## SUPPLIED INFORMATION:
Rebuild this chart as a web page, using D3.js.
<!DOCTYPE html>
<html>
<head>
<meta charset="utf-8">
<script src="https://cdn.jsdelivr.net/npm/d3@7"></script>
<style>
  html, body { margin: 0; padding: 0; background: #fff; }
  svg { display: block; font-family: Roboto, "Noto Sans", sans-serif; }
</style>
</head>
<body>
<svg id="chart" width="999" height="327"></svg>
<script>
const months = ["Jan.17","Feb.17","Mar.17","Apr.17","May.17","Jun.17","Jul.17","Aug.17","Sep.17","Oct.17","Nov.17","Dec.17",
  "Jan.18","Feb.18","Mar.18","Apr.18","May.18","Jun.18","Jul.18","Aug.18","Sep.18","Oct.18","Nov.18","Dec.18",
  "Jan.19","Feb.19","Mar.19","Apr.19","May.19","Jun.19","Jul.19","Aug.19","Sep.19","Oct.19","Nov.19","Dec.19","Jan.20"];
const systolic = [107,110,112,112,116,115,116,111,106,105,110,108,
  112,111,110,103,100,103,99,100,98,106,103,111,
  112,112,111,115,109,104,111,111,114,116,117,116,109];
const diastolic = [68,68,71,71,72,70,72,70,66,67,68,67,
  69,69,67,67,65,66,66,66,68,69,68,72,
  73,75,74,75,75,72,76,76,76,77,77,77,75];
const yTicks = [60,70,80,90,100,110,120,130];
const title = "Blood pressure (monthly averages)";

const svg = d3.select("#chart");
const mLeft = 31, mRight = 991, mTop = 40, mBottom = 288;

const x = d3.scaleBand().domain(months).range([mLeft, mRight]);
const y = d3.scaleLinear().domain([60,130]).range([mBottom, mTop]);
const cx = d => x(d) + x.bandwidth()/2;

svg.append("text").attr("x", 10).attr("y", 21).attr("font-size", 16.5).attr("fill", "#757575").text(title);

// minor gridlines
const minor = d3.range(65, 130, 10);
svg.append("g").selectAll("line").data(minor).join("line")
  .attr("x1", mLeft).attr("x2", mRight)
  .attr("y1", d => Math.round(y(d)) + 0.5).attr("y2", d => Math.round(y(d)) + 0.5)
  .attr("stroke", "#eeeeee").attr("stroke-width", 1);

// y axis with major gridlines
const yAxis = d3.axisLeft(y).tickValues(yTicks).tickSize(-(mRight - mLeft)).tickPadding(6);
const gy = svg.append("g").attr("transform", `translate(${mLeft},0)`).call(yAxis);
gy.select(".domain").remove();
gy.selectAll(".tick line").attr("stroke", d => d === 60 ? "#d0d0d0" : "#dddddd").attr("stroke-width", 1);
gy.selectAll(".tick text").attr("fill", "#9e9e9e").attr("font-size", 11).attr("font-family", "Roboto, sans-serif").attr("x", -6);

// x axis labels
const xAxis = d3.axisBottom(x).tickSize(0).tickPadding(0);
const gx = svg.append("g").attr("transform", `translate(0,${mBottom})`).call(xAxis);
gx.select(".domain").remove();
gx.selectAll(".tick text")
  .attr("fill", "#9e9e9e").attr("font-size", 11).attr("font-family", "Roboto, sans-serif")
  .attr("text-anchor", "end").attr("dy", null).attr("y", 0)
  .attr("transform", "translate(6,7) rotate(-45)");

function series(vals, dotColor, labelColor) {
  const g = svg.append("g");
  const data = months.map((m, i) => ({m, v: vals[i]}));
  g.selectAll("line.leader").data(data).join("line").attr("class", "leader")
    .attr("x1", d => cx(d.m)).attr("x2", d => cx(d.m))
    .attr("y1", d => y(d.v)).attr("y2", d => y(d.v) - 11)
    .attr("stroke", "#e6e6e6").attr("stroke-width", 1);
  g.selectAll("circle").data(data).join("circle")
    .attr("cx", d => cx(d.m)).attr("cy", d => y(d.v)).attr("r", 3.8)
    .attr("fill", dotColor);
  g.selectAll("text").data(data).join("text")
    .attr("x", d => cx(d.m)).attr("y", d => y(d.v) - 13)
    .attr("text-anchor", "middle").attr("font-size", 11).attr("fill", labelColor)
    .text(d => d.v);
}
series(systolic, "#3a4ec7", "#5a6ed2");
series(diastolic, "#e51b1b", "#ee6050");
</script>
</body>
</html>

## EXERCISE BRIEF:
Word for word, restate all of the data shown above.

## TASK OUTPUT:
Rebuild this chart as a web page, using D3.js.
<!DOCTYPE html>
<html>
<head>
<meta charset="utf-8">
<script src="https://cdn.jsdelivr.net/npm/d3@7"></script>
<style>
  html, body { margin: 0; padding: 0; background: #fff; }
  svg { display: block; font-family: Roboto, "Noto Sans", sans-serif; }
</style>
</head>
<body>
<svg id="chart" width="999" height="327"></svg>
<script>
const months = ["Jan.17","Feb.17","Mar.17","Apr.17","May.17","Jun.17","Jul.17","Aug.17","Sep.17","Oct.17","Nov.17","Dec.17",
  "Jan.18","Feb.18","Mar.18","Apr.18","May.18","Jun.18","Jul.18","Aug.18","Sep.18","Oct.18","Nov.18","Dec.18",
  "Jan.19","Feb.19","Mar.19","Apr.19","May.19","Jun.19","Jul.19","Aug.19","Sep.19","Oct.19","Nov.19","Dec.19","Jan.20"];
const systolic = [107,110,112,112,116,115,116,111,106,105,110,108,
  112,111,110,103,100,103,99,100,98,106,103,111,
  112,112,111,115,109,104,111,111,114,116,117,116,109];
const diastolic = [68,68,71,71,72,70,72,70,66,67,68,67,
  69,69,67,67,65,66,66,66,68,69,68,72,
  73,75,74,75,75,72,76,76,76,77,77,77,75];
const yTicks = [60,70,80,90,100,110,120,130];
const title = "Blood pressure (monthly averages)";

const svg = d3.select("#chart");
const mLeft = 31, mRight = 991, mTop = 40, mBottom = 288;

const x = d3.scaleBand().domain(months).range([mLeft, mRight]);
const y = d3.scaleLinear().domain([60,130]).range([mBottom, mTop]);
const cx = d => x(d) + x.bandwidth()/2;

svg.append("text").attr("x", 10).attr("y", 21).attr("font-size", 16.5).attr("fill", "#757575").text(title);

// minor gridlines
const minor = d3.range(65, 130, 10);
svg.append("g").selectAll("line").data(minor).join("line")
  .attr("x1", mLeft).attr("x2", mRight)
  .attr("y1", d => Math.round(y(d)) + 0.5).attr("y2", d => Math.round(y(d)) + 0.5)
  .attr("stroke", "#eeeeee").attr("stroke-width", 1);

// y axis with major gridlines
const yAxis = d3.axisLeft(y).tickValues(yTicks).tickSize(-(mRight - mLeft)).tickPadding(6);
const gy = svg.append("g").attr("transform", `translate(${mLeft},0)`).call(yAxis);
gy.select(".domain").remove();
gy.selectAll(".tick line").attr("stroke", d => d === 60 ? "#d0d0d0" : "#dddddd").attr("stroke-width", 1);
gy.selectAll(".tick text").attr("fill", "#9e9e9e").attr("font-size", 11).attr("font-family", "Roboto, sans-serif").attr("x", -6);

// x axis labels
const xAxis = d3.axisBottom(x).tickSize(0).tickPadding(0);
const gx = svg.append("g").attr("transform", `translate(0,${mBottom})`).call(xAxis);
gx.select(".domain").remove();
gx.selectAll(".tick text")
  .attr("fill", "#9e9e9e").attr("font-size", 11).attr("font-family", "Roboto, sans-serif")
  .attr("text-anchor", "end").attr("dy", null).attr("y", 0)
  .attr("transform", "translate(6,7) rotate(-45)");

function series(vals, dotColor, labelColor) {
  const g = svg.append("g");
  const data = months.map((m, i) => ({m, v: vals[i]}));
  g.selectAll("line.leader").data(data).join("line").attr("class", "leader")
    .attr("x1", d => cx(d.m)).attr("x2", d => cx(d.m))
    .attr("y1", d => y(d.v)).attr("y2", d => y(d.v) - 11)
    .attr("stroke", "#e6e6e6").attr("stroke-width", 1);
  g.selectAll("circle").data(data).join("circle")
    .attr("cx", d => cx(d.m)).attr("cy", d => y(d.v)).attr("r", 3.8)
    .attr("fill", dotColor);
  g.selectAll("text").data(data).join("text")
    .attr("x", d => cx(d.m)).attr("y", d => y(d.v) - 13)
    .attr("text-anchor", "middle").attr("font-size", 11).attr("fill", labelColor)
    .text(d => d.v);
}
series(systolic, "#3a4ec7", "#5a6ed2");
series(diastolic, "#e51b1b", "#ee6050");
</script>
</body>
</html>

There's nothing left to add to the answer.